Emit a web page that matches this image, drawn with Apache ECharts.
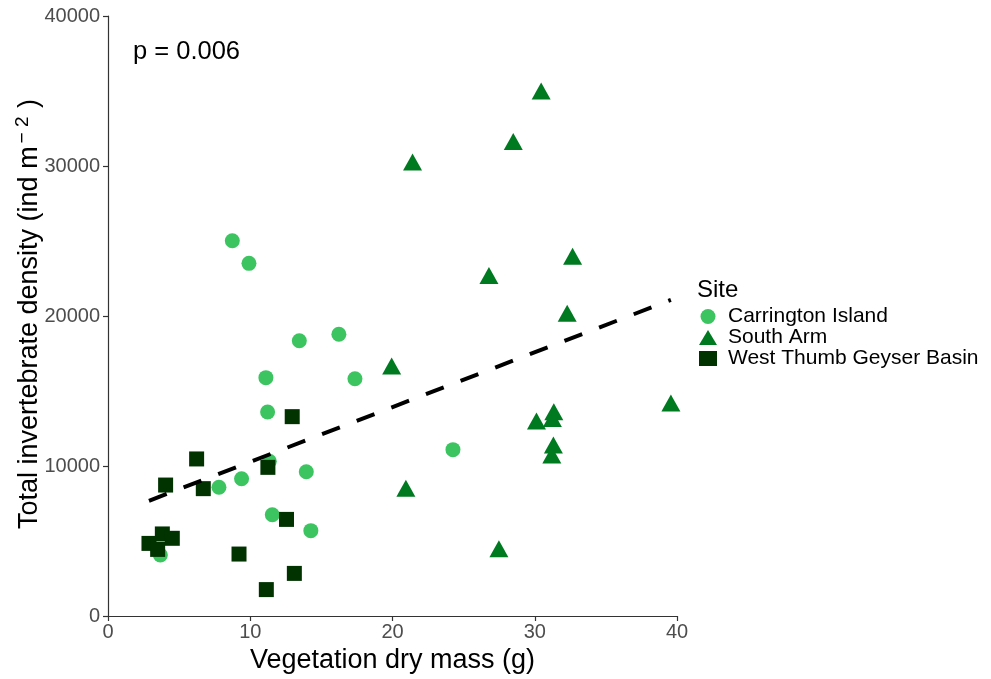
<!DOCTYPE html>
<html>
<head>
<meta charset="utf-8">
<script src="https://cdn.jsdelivr.net/npm/echarts@6/dist/echarts.min.js"></script>
<style>
  html, body { margin: 0; padding: 0; background: #fff; }
  #chart { width: 991px; height: 679px; }
</style>
</head>
<body>
<div id="chart"></div>
<script>
// Vegetation dry mass (g) vs total invertebrate density (ind m^-2), by site
const carringtonX = [8.74, 9.91, 13.45, 16.23, 11.10, 17.36, 11.22, 11.34, 13.94, 9.39, 7.80, 11.55, 14.26, 3.68, 24.25];
const carringtonY = [25020, 23510, 18350, 18780, 15890, 15820, 13600, 10310, 9620, 9150, 8580, 6750, 5690, 4070, 11090];

const southArmX = [30.45, 28.49, 21.41, 32.66, 26.78, 32.28, 19.94, 39.57, 31.34, 31.24, 30.12, 31.31, 31.20, 20.94, 27.48];
const southArmY = [35000, 31640, 30270, 23990, 22700, 20180, 16670, 14200, 13620, 13160, 13000, 11400, 10730, 8510, 4490];

const westThumbX = [12.95, 6.23, 11.24, 4.05, 6.70, 12.55, 2.88, 3.82, 4.52, 3.49, 9.21, 13.10, 11.13];
const westThumbY = [13290, 10470, 9910, 8730, 8490, 6440, 4840, 5470, 5180, 4440, 4130, 2840, 1760];

// Fitted linear trend, drawn across the range of the data
const trendX = [2.88, 39.57];
const trendY = [7680, 21070];

const siteNames = ['Carrington Island', 'South Arm', 'West Thumb Geyser Basin'];
const pLabel = 'p = 0.006';
const xTitle = 'Vegetation dry mass (g)';

const pairs = (xs, ys) => xs.map((x, i) => [x, ys[i]]);

const font = 'Liberation Sans, Arial, Helvetica, sans-serif';
const chart = echarts.init(document.getElementById('chart'), null, { renderer: 'canvas' });

const axisLine = { show: true, onZero: false, lineStyle: { color: '#333', width: 1.2 } };
const axisTick = { show: true, length: 5, lineStyle: { color: '#333', width: 1.2 } };
const tickLabel = (margin) => ({ fontSize: 20, color: '#4d4d4d', margin, fontFamily: font, formatter: v => String(v) });

chart.setOption({
  animation: false,
  backgroundColor: '#ffffff',
  textStyle: { fontFamily: font },
  grid: { left: 108, right: 314, top: 16, bottom: 63, containLabel: false, outerBoundsMode: 'none' },
  xAxis: {
    type: 'value', min: 0, max: 40, interval: 10,
    axisLine, axisTick, axisLabel: tickLabel(6), splitLine: { show: false },
    name: xTitle, nameLocation: 'middle', nameGap: 25,
    nameTextStyle: { fontSize: 27, color: '#000', fontFamily: font }
  },
  yAxis: {
    type: 'value', min: 0, max: 40000, interval: 10000,
    axisLine, axisTick, axisLabel: tickLabel(8), splitLine: { show: false }
  },
  legend: {
    orient: 'vertical', left: 694, top: 301,
    data: siteNames,
    itemWidth: 18, itemHeight: 15, itemGap: 0,
    textStyle: { fontSize: 21, lineHeight: 21, color: '#000', fontFamily: font, padding: [0, 0, 0, 6] },
    selectedMode: false
  },
  graphic: [
    { type: 'text', left: 697, top: 278, style: { text: 'Site', fill: '#000', font: '24px ' + font } },
    { type: 'text', left: 133, top: 39, style: { text: pLabel, fill: '#000', font: '25.5px ' + font } },
    {
      // y-axis title with superscript exponent
      type: 'text', x: 30, y: 314, rotation: Math.PI / 2,
      style: {
        text: '{a|Total invertebrate density (ind m}{s|\u2212 2}{a| )}',
        align: 'center', verticalAlign: 'middle',
        rich: {
          a: { fontSize: 27, fill: '#000', fontFamily: font },
          s: { fontSize: 19, fill: '#000', fontFamily: font, verticalAlign: 'bottom', padding: [0, 1, 14, 3] }
        }
      }
    }
  ],
  series: [
    {
      name: 'trend', type: 'line', data: pairs(trendX, trendY),
      symbol: 'none', lineStyle: { color: '#000', width: 4, type: [19, 18.1], cap: 'butt' },
      silent: true, z: 5, legendHoverLink: false
    },
    {
      name: siteNames[0], type: 'scatter', data: pairs(carringtonX, carringtonY),
      symbol: 'circle', symbolSize: 15, itemStyle: { color: '#3cc461', opacity: 1 }, z: 3
    },
    {
      name: siteNames[1], type: 'scatter', data: pairs(southArmX, southArmY),
      symbol: 'triangle', symbolSize: [19, 17], itemStyle: { color: '#007a21', opacity: 1 }, z: 3
    },
    {
      name: siteNames[2], type: 'scatter', data: pairs(westThumbX, westThumbY),
      symbol: 'rect', symbolSize: 15, itemStyle: { color: '#003300', opacity: 1 }, z: 4
    }
  ]
});
</script>
</body>
</html>
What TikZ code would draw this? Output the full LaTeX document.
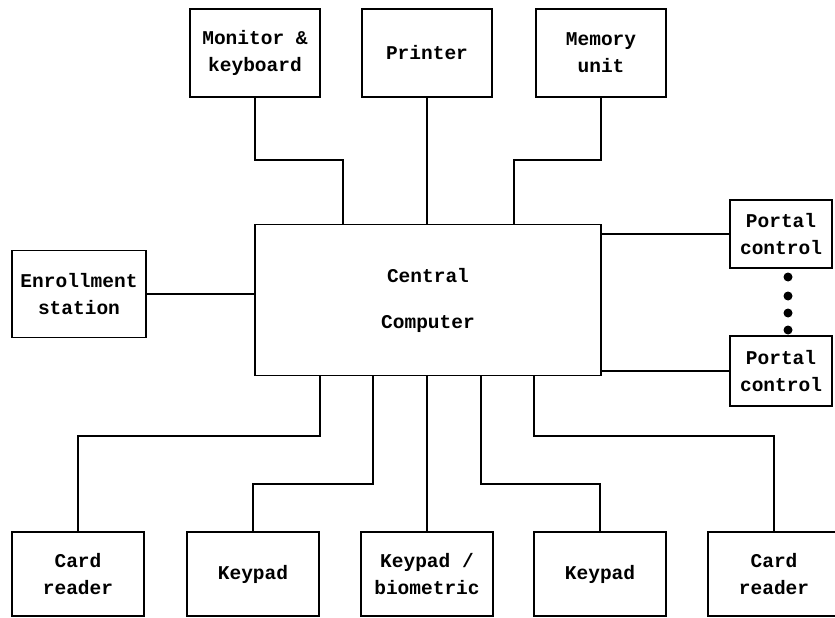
\documentclass[tikz,border=0pt]{standalone}
\usepackage{fontspec}
\setmonofont{Liberation Mono}

\begin{document}
\begin{tikzpicture}[x=1pt,y=-1pt,line width=1.5pt,
  font=\ttfamily\bfseries\fontsize{19.5}{27}\selectfont,
  unit/.style={draw,minimum width=130pt,minimum height=88pt,align=center,inner sep=0pt}]
\useasboundingbox (0,0) rectangle (835,618);
% top row
\foreach \name/\x/\txt in {mon/255/Monitor \&\\keyboard,prn/427/Printer,mem/601/Memory\\unit}{
\node[unit] (\name) at (\x,53) {\txt};}
\node[unit,minimum width=346pt,minimum height=151pt] (cen) at (428,300) {Central\\[19pt]Computer};
\node[unit,minimum width=134pt,minimum height=87pt] (enr) at (79,294) {Enrollment\\station};
\node[unit,minimum width=102pt,minimum height=68pt] (por1) at (781,234) {Portal\\control};
\node[unit,minimum width=102pt,minimum height=70pt] (por2) at (781,371) {Portal\\control};
% bottom row
\foreach \name/\x/\txt in {cr1/78/Card\\reader,kp1/253/Keypad,kb/427/Keypad \slash\\biometric,
kp2/600/Keypad,cr2/774/Card\\reader}{
\node[unit,minimum width=132pt,minimum height=84pt] (\name) at (\x,574) {\txt};}
% links
\foreach \name/\x in {mon/343,prn/427,mem/514}{
\coordinate (t\name) at (\x,160);
\draw (\name.south) |- (t\name) -- (t\name |- cen.north);}
\foreach \name/\x/\y in {cr1/320/436,kp1/373/484,kb/427/484,kp2/481/484,cr2/534/436}{
\coordinate (b\name) at (\x,\y);
\draw (b\name |- cen.south) -- (b\name) -| (\name.north);}
\draw (enr.east) -- (enr.east -| cen.west);
\draw (cen.east |- por1.west) -- (por1.west);
\draw (cen.east |- por2.west) -- (por2.west);
\foreach \y in {277,296,313,330}{\fill (788,\y) circle (4.5);}
\end{tikzpicture}
\end{document}
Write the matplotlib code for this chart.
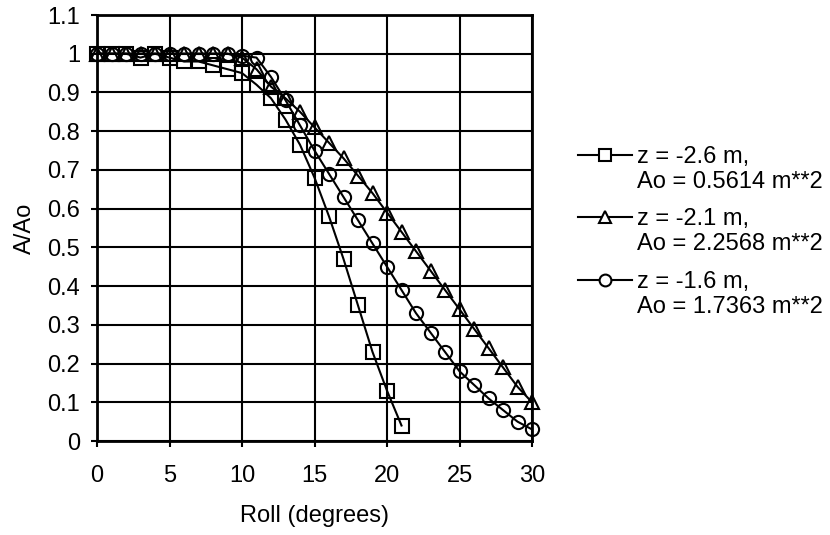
import numpy as np
import matplotlib
matplotlib.use("Agg")
import matplotlib.pyplot as plt
from matplotlib.lines import Line2D

plt.rcParams['font.family'] = ['Liberation Sans', 'DejaVu Sans']

# roll angle (degrees) and area ratio A/Ao
roll_sq = list(range(0, 22))
ratio_sq = [1, 1, 1, 0.99, 1, 0.99, 0.98, 0.98, 0.97, 0.96, 0.95, 0.92,
            0.885, 0.83, 0.765, 0.68, 0.58, 0.47, 0.35, 0.23, 0.13, 0.04]

roll_tri = list(range(0, 31))
ratio_tri = [1, 1, 1, 1, 1, 1, 1, 1, 1, 1, 0.99, 0.96, 0.915, 0.885, 0.85,
             0.81, 0.77, 0.73, 0.685, 0.64, 0.59, 0.54, 0.49, 0.44, 0.39,
             0.34, 0.29, 0.24, 0.19, 0.14, 0.10]

roll_circ = list(range(0, 31))
ratio_circ = [1, 1, 1, 1, 1, 1, 1, 1, 1, 1, 0.995, 0.99, 0.94, 0.88, 0.815,
              0.75, 0.69, 0.63, 0.57, 0.51, 0.45, 0.39, 0.33, 0.28, 0.23,
              0.18, 0.145, 0.11, 0.08, 0.05, 0.03]

names = ["z = -2.6 m,", "z = -2.1 m,", "z = -1.6 m,"]
areas = ["Ao = 0.5614 m**2", "Ao = 2.2568 m**2", "Ao = 1.7363 m**2"]
markers = ['s', '^', 'o']

W, H = 830, 535
FS = 17
fig = plt.figure(figsize=(W / 100, H / 100), dpi=100)
ax = fig.add_axes([97 / W, 1 - 441 / H, 435 / W, 426 / H])

mk = dict(color='black', lw=1.5, markerfacecolor='none', markeredgecolor='black',
          markeredgewidth=1.5, markersize=9.5)
series = [(roll_sq, ratio_sq), (roll_tri, ratio_tri), (roll_circ, ratio_circ)]
for (xs, ys), m in zip(series, markers):
    ax.plot(xs, ys, marker=m, clip_on=False, zorder=3, **mk)

ax.set_xlim(0, 30)
ax.set_ylim(0, 1.1)
ax.set_xticks(np.arange(0, 31, 5))
ax.set_yticks(np.arange(0, 1.11, 0.1))
ax.set_yticklabels(['0', '0.1', '0.2', '0.3', '0.4', '0.5', '0.6', '0.7',
                    '0.8', '0.9', '1', '1.1'])
ax.grid(True, color='black', lw=1.5)
ax.set_axisbelow(True)
for s in ax.spines.values():
    s.set_linewidth(2)
ax.tick_params(labelsize=FS, width=1.5, length=4.5, direction='out')
ax.tick_params(axis='x', pad=13)
ax.tick_params(axis='y', pad=7.5)
ax.set_xlabel("Roll (degrees)", fontsize=FS, labelpad=13)
ax.set_ylabel("A/Ao", fontsize=FS, labelpad=8)

# legend to the right, handle beside the first line of each label
base = [163, 225, 288]
for m, n, a, b in zip(markers, names, areas, base):
    yh = 1 - (b - 8) / H
    fig.add_artist(Line2D([578 / W, 632 / W], [yh, yh],
                          transform=fig.transFigure, color='black', lw=1.5))
    fig.add_artist(Line2D([605 / W], [yh], transform=fig.transFigure,
                          marker=m, markersize=8.5, markerfacecolor='white',
                          markeredgecolor='black', markeredgewidth=1.5))
    fig.text(637 / W, 1 - b / H, n, fontsize=FS, va='baseline', ha='left')
    fig.text(637 / W, 1 - (b + 25) / H, a, fontsize=FS, va='baseline', ha='left')

fig.savefig("out.png", dpi=100)
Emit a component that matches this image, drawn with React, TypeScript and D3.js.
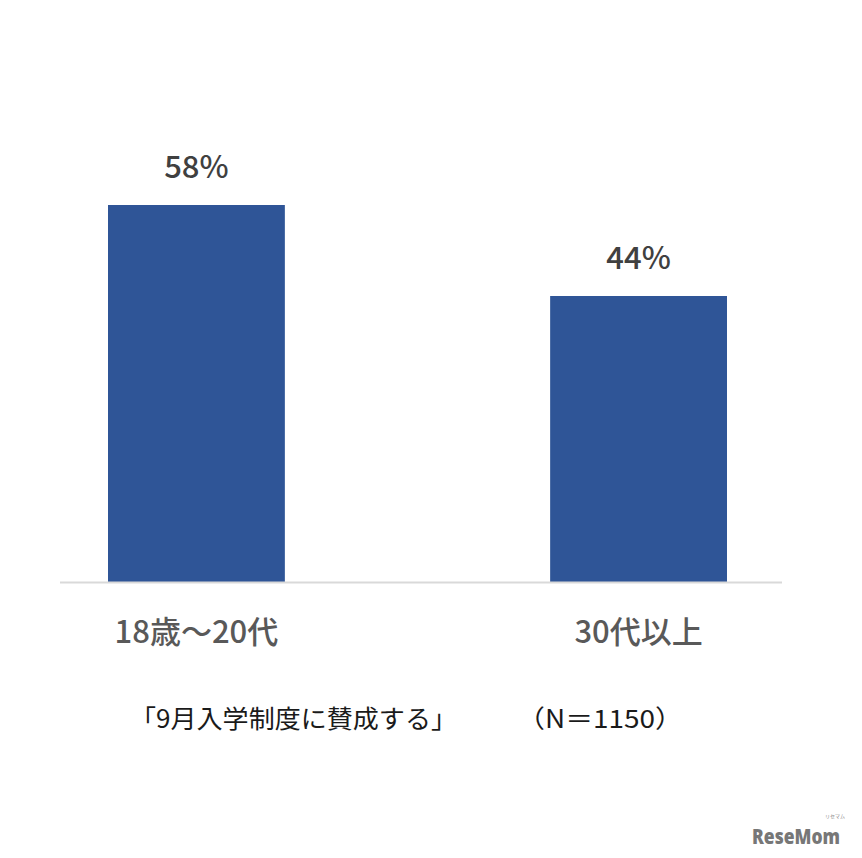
import React from "react";
import * as d3 from "d3";

const categories: string[] = ["18歳～20代", "30代以上"];
const values: number[] = [58, 44];
const valueLabels: string[] = ["58%", "44%"];
const subtitle = "「9月入学制度に賛成する」";
const sampleNote = "（N＝1150）";

const W = 862;
const H = 858;
const FONT = "'Noto Sans CJK JP', 'Noto Sans', sans-serif";

export default function App() {
  const x = d3.scaleBand<string>().domain(categories).range([108, 727]).paddingInner(0.6).paddingOuter(0);
  const y = d3.scaleLinear().domain([0, 58]).range([582, 205]);

  return (
    <svg width={W} height={H} style={{ position: "absolute", left: 0, top: 0, background: "#fff" }}>
      <rect x={0} y={0} width={W} height={H} fill="#fff" />
      {categories.map((c, i) => (
        <g key={c}>
          <rect
            x={x(c)!}
            y={y(values[i])}
            width={x.bandwidth()}
            height={y(0) - y(values[i])}
            fill="#2f5597"
          />
          <text
            x={x(c)! + x.bandwidth() / 2}
            y={y(values[i]) - 27}
            textAnchor="middle"
            fontFamily={FONT}
            fontSize={31}
            fontWeight={500}
            fill="#404040"
          >
            {valueLabels[i]}
          </text>
          <text
            x={x(c)! + x.bandwidth() / 2}
            y={643}
            textAnchor="middle"
            fontFamily={FONT}
            fontSize={31}
            fontWeight={500}
            fill="#595959"
          >
            {c}
          </text>
        </g>
      ))}
      <line x1={60} x2={782} y1={y(0) + 0.5} y2={y(0) + 0.5} stroke="#d9d9d9" strokeWidth={2} />
      <text x={130} y={728} fontFamily={FONT} fontSize={25} fill="#1a1a1a" textLength={327} lengthAdjust="spacingAndGlyphs">
        {subtitle}
      </text>
      <text x={517} y={728} fontFamily={FONT} fontSize={25} fill="#1a1a1a" textLength={166} lengthAdjust="spacingAndGlyphs">
        {sampleNote}
      </text>
      <text x={752} y={844} fontFamily="'Open Sans', 'Noto Sans', sans-serif" fontSize={21} fontWeight={800} fill="#777" textLength={88} lengthAdjust="spacingAndGlyphs">
        ReseMom
      </text>
      <text x={825} y={818} fontFamily={FONT} fontSize={5} fill="#888">
        リセマム
      </text>
    </svg>
  );
}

----------

Write out an exact copy of the listing, first line through the line containing "const tickLabel = (margin)", with the pictures left out.

Emit a web page that matches this image, drawn with Apache ECharts.
<!DOCTYPE html>
<html>
<head>
<meta charset="utf-8">
<script src="https://cdn.jsdelivr.net/npm/echarts@6/dist/echarts.min.js"></script>
<style>
  html, body { margin: 0; padding: 0; background: #fff; }
  #chart { width: 991px; height: 679px; }
</style>
</head>
<body>
<div id="chart"></div>
<script>
// Vegetation dry mass (g) vs total invertebrate density (ind m^-2), by site
const carringtonX = [8.74, 9.91, 13.45, 16.23, 11.10, 17.36, 11.22, 11.34, 13.94, 9.39, 7.80, 11.55, 14.26, 3.68, 24.25];
const carringtonY = [25020, 23510, 18350, 18780, 15890, 15820, 13600, 10310, 9620, 9150, 8580, 6750, 5690, 4070, 11090];

const southArmX = [30.45, 28.49, 21.41, 32.66, 26.78, 32.28, 19.94, 39.57, 31.34, 31.24, 30.12, 31.31, 31.20, 20.94, 27.48];
const southArmY = [35000, 31640, 30270, 23990, 22700, 20180, 16670, 14200, 13620, 13160, 13000, 11400, 10730, 8510, 4490];

const westThumbX = [12.95, 6.23, 11.24, 4.05, 6.70, 12.55, 2.88, 3.82, 4.52, 3.49, 9.21, 13.10, 11.13];
const westThumbY = [13290, 10470, 9910, 8730, 8490, 6440, 4840, 5470, 5180, 4440, 4130, 2840, 1760];

// Fitted linear trend, drawn across the range of the data
const trendX = [2.88, 39.57];
const trendY = [7680, 21070];

const siteNames = ['Carrington Island', 'South Arm', 'West Thumb Geyser Basin'];
const pLabel = 'p = 0.006';
const xTitle = 'Vegetation dry mass (g)';

const pairs = (xs, ys) => xs.map((x, i) => [x, ys[i]]);

const font = 'Liberation Sans, Arial, Helvetica, sans-serif';
const chart = echarts.init(document.getElementById('chart'), null, { renderer: 'canvas' });

const axisLine = { show: true, onZero: false, lineStyle: { color: '#333', width: 1.2 } };
const axisTick = { show: true, length: 5, lineStyle: { color: '#333', width: 1.2 } };
const tickLabel = (margin) => ({ fontSize: 20, color: '#4d4d4d', margin, fontFamily: font, formatter: v => String(v) });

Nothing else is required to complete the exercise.